In one preferred embodiment, the waveguide layer is coated with a cladding layer

which is a polysiloxane polymer, although it may be non-polymeric.

Some ways in which the invention may be performed are now described by way of

example with reference to the accompanying drawings, in which:

Figure 1 is a schematic perspective view of a sensor in accordance with the invention;

Figure 2 is a schematic transverse section of part of the sensor shown in Figure 1;

Figures 3 and 4 are graphs schematically illustrating operation of the device shown in Figures 1 and 2; and

Figure 5 schematically illustrates a sensor array in accordance with the present invention.

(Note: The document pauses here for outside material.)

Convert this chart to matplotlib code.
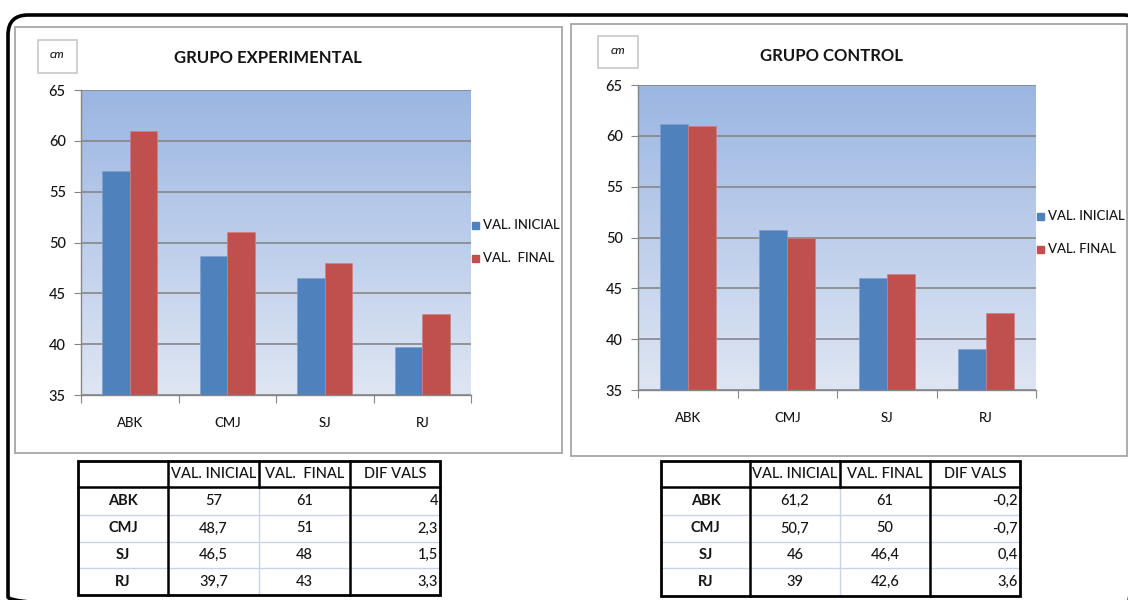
import numpy as np
import matplotlib.pyplot as plt
from matplotlib.patches import Rectangle, FancyBboxPatch
from matplotlib.colors import to_rgb

plt.rcParams['font.family'] = ['Lato', 'DejaVu Sans']
plt.rcParams['font.weight'] = 'medium'

# --- datos ---
cats = ['ABK', 'CMJ', 'SJ', 'RJ']
exp_ini = [57, 48.7, 46.5, 39.7]
exp_fin = [61, 51, 48, 43]
ctl_ini = [61.2, 50.7, 46, 39]
ctl_fin = [61, 50, 46.4, 42.6]
y_ticks = [35, 40, 45, 50, 55, 60, 65]

BLUE = '#4F81BD'
RED = '#C0504D'
GRID = '#868686'
TXT = '#141414'

W, H = 1128, 600
fig = plt.figure(figsize=(W / 100, H / 100), dpi=100)

# capa de fondo en pixeles (marcos, cajas, tablas)
bg = fig.add_axes([0, 0, 1, 1], zorder=0)
bg.set_xlim(0, W)
bg.set_ylim(H, 0)
bg.axis('off')


def px_axes(x0, y0, x1, y1):
    return fig.add_axes([x0 / W, 1 - y1 / H, (x1 - x0) / W, (y1 - y0) / H], zorder=2)


def fmt(v):
    return f"{round(v, 1):g}".replace('.', ',')


def draw_chart(ax, ini, fin):
    top = np.array(to_rgb('#9BB6E2'))
    bot = np.array(to_rgb('#DFE6F3'))
    t = np.linspace(0, 1, 256)[:, None]
    grad = (top * (1 - t) + bot * t)[:, None, :]
    ax.imshow(grad, extent=(-0.5, 3.5, 35, 65), aspect='auto', origin='upper', zorder=0)
    ax.set_facecolor('none')
    x = np.arange(len(cats))
    w = 0.28
    ax.bar(x - w / 2, ini, w, color=BLUE, edgecolor='#7FA0CF', linewidth=0.5, zorder=3)
    ax.bar(x + w / 2, fin, w, color=RED, edgecolor='#D27F7D', linewidth=0.5, zorder=3)
    ax.set_xlim(-0.5, 3.5)
    ax.set_ylim(35, 65)
    ax.set_yticks(y_ticks)
    ax.yaxis.grid(True, color=GRID, lw=1.2, zorder=1)
    ax.tick_params(axis='y', direction='out', length=5, color=GRID, labelsize=10.5,
                   labelcolor=TXT, pad=6)
    ax.set_xticks([-0.5, 0.5, 1.5, 2.5, 3.5])
    ax.set_xticklabels([])
    ax.tick_params(axis='x', which='major', direction='out', length=6, color=GRID)
    ax.set_xticks(x, minor=True)
    ax.set_xticklabels(cats, minor=True)
    ax.tick_params(axis='x', which='minor', length=0, labelsize=9.5, labelcolor=TXT, pad=16)
    for s in ['top', 'right']:
        ax.spines[s].set_visible(False)
    for s in ['left', 'bottom']:
        ax.spines[s].set_color(GRID)
        ax.spines[s].set_linewidth(1.0)
        ax.spines[s].set_zorder(4)


def draw_legend(x, y, labels, gap):
    for i, (lab, col) in enumerate(zip(labels, [BLUE, RED])):
        yy = y + i * gap
        bg.add_patch(Rectangle((x, yy - 3.5), 7, 7, color=col, zorder=3))
        bg.text(x + 11, yy, lab, fontsize=9.5, color=TXT, va='center', ha='left', zorder=3)


def draw_table(xs, ys, header, ini, fin):
    light = '#C9D3E8'
    ntab = len(ys) - 1
    # lineas interiores claras
    for y in ys[2:-1]:
        bg.plot([xs[0], xs[-1]], [y, y], color=light, lw=1, zorder=3)
    bg.plot([xs[2], xs[2]], [ys[1], ys[-1]], color=light, lw=1, zorder=3)
    # lineas negras
    bg.plot([xs[0], xs[-1]], [ys[1], ys[1]], color='black', lw=1.8, zorder=4)
    bg.plot([xs[2], xs[2]], [ys[0], ys[1]], color='black', lw=1.8, zorder=4)
    for xi in (xs[1], xs[3]):
        bg.plot([xi, xi], [ys[0], ys[-1]], color='black', lw=1.8, zorder=4)
    bg.add_patch(Rectangle((xs[0], ys[0]), xs[-1] - xs[0], ys[-1] - ys[0],
                           fill=False, ec='black', lw=2.0, zorder=4))
    # encabezados
    ym = (ys[0] + ys[1]) / 2
    for j, h in enumerate(header):
        bg.text((xs[j + 1] + xs[j + 2]) / 2, ym, h, fontsize=10.5, color=TXT,
                ha='center', va='center', zorder=5)
    for i in range(ntab - 1):
        ym = (ys[i + 1] + ys[i + 2]) / 2
        bg.text((xs[0] + xs[1]) / 2, ym, cats[i], fontsize=10.5, fontweight='bold',
                color=TXT, ha='center', va='center', zorder=5)
        bg.text((xs[1] + xs[2]) / 2, ym, fmt(ini[i]), fontsize=10.5, color=TXT,
                ha='center', va='center', zorder=5)
        bg.text((xs[2] + xs[3]) / 2, ym, fmt(fin[i]), fontsize=10.5, color=TXT,
                ha='center', va='center', zorder=5)
        bg.text(xs[4] - 2, ym, fmt(fin[i] - ini[i]), fontsize=10.5, color=TXT,
                ha='right', va='center', zorder=5)


# marco exterior redondeado (sigue fuera de la imagen por abajo y a la derecha)
bg.add_patch(FancyBboxPatch((8, 15), 1135, 602, boxstyle='round,pad=0,rounding_size=20',
                            fill=False, ec='black', lw=2.6, zorder=1))

# cajas de los graficos
for (x0, y0, x1, y1) in [(15, 27, 562, 453), (571, 24, 1127, 456)]:
    bg.add_patch(Rectangle((x0, y0), x1 - x0, y1 - y0, fc='white', ec='#A6A6A6', lw=1.3, zorder=2))

# etiqueta de unidades
for (x0, y0, x1, y1) in [(38, 40, 77, 73), (598, 36, 638, 68)]:
    bg.add_patch(Rectangle((x0, y0), x1 - x0, y1 - y0, fc='white', ec='#C8C8C8', lw=1.2, zorder=3))
    bg.text((x0 + x1) / 2, (y0 + y1) / 2 - 2, 'cm', fontsize=8.5, style='italic',
            color=TXT, ha='center', va='center', zorder=4)

bg.text(268, 58, 'GRUPO EXPERIMENTAL', fontsize=12, fontweight='bold', color=TXT,
        ha='center', va='center', zorder=4)
bg.text(832, 56, 'GRUPO CONTROL', fontsize=12, fontweight='bold', color=TXT,
        ha='center', va='center', zorder=4)

ax1 = px_axes(81, 90, 471, 395)
draw_chart(ax1, exp_ini, exp_fin)
ax2 = px_axes(638, 85, 1036, 390)
draw_chart(ax2, ctl_ini, ctl_fin)

draw_legend(472, 225, ['VAL. INICIAL', 'VAL.  FINAL'], 33)
draw_legend(1037, 216, ['VAL. INICIAL', 'VAL. FINAL'], 33)

draw_table([78, 168, 259, 350, 440], [461, 487, 515, 542, 568, 595],
           ['VAL. INICIAL', 'VAL.  FINAL', 'DIF VALS'], exp_ini, exp_fin)
draw_table([661, 750, 840, 930, 1020], [461, 487, 515, 542, 568, 596],
           ['VAL. INICIAL', 'VAL. FINAL', 'DIF VALS'], ctl_ini, ctl_fin)

fig.savefig('out.png', dpi=100)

With reference to Figures 1 and 2, an optical sensor in accordance with the present invention comprises a substrate 1 of silicon on which is fabricated a silica buffer layer of 10 microns thickness followed by a doped silica layer of 4 microns thickness which defines a

planar optical waveguide 2 which is single mode at a wavelength of 850 nm. A cladding

layer 3 having a thickness of 5 microns is deposited on the waveguide layer 2. In this

embodiment, the cladding layer 3 is a polysiloxane polymer having a refractive index of 1.40

at a wavelength of 850 nm and which readily allows molecules to diffuse through its structure

when subjected to a changing partial pressure of gas at its surface. Polysiloxanes exhibit a particularly high rate of diffusion for toluene, for example. A Bragg grating 4 is fabricated,

prior to the cladding layer being spun on, using an image reversal resist process and a reactive

ion etching step to give a surface relief grating at the boundary between the waveguide layer 2

and the cladding layer 3. The pitch of the grating is 0.6 microns and the depth is

approximately 0.4 microns.

An edge surface of the substrate 1 and waveguide and cladding layers 2 and 3 is

formed into a curve in the plane of the waveguide layer 2 as shown at 5. This curve may

conveniently be formed by polishing or in some other way. An optical input fibre 6 is placed

adjacent the waveguide layer 2 to permit coupling of light travelling along it from a 10 mW

laser diode 7 having a wavelength of 855 nm into the waveguide layer 2 via which it is

directed onto the Bragg grating 4. An output optical fibre 8 is placed adjacent the waveguide

layer 2 to receive light after it has been scattered from the Bragg grating 4. Light travelling

along the output fibre 8 is detected at 9 by an avalanche photodiode to give an output

representative of the intensity of the reflected light. This is applied to a processor 10 for evaluation. During operation of the sensor, the sensor is exposed to a gas or vapour the concentration of which it is wished to monitor. Light from the source 7 is transmitted along

the input fibre 6 to the waveguide layer 2. Light entering the waveguide layer 2 may be regarded as confined and referred to as an optical mode. The properties of the optical mode are determined from the characteristics of the propagating light and the refractive indices of

the waveguide layer 2, the cladding layer 3 and the substrate 1. The refractive index of the

waveguide layer is higher than that of the adjacent layers. Light travelling along the

waveguide layer 2 is confined in that layer but also has an evanescent field that extends into the cladding layer 3 and substrate 1. The shape of the optical mode in the waveguide layer 2

and adjacent layers of lower refractive index is illustrated in Figure 2 by the line 11

representing the optical wave front of light travelling from left to right. Propagation of the

confined mode may be defined unambiguously by a property of the mode called its effective

index. The effective index changes if the refractive index of any of the waveguide layer 2, the

cladding layer 3 or substrate 1 changes.

Light from the input fibre 6 is arranged to strike the Bragg grating at a particular

angle, called the Bragg angle. At this angle, a strong reflection of the incident propagating

beam occurs. It is this Bragg scattering reflection which is detected by the detector 9. The

Bragg condition is highly resonant and depends on the incident angle of the light, its

wavelength and the effective index in the waveguide layer 2.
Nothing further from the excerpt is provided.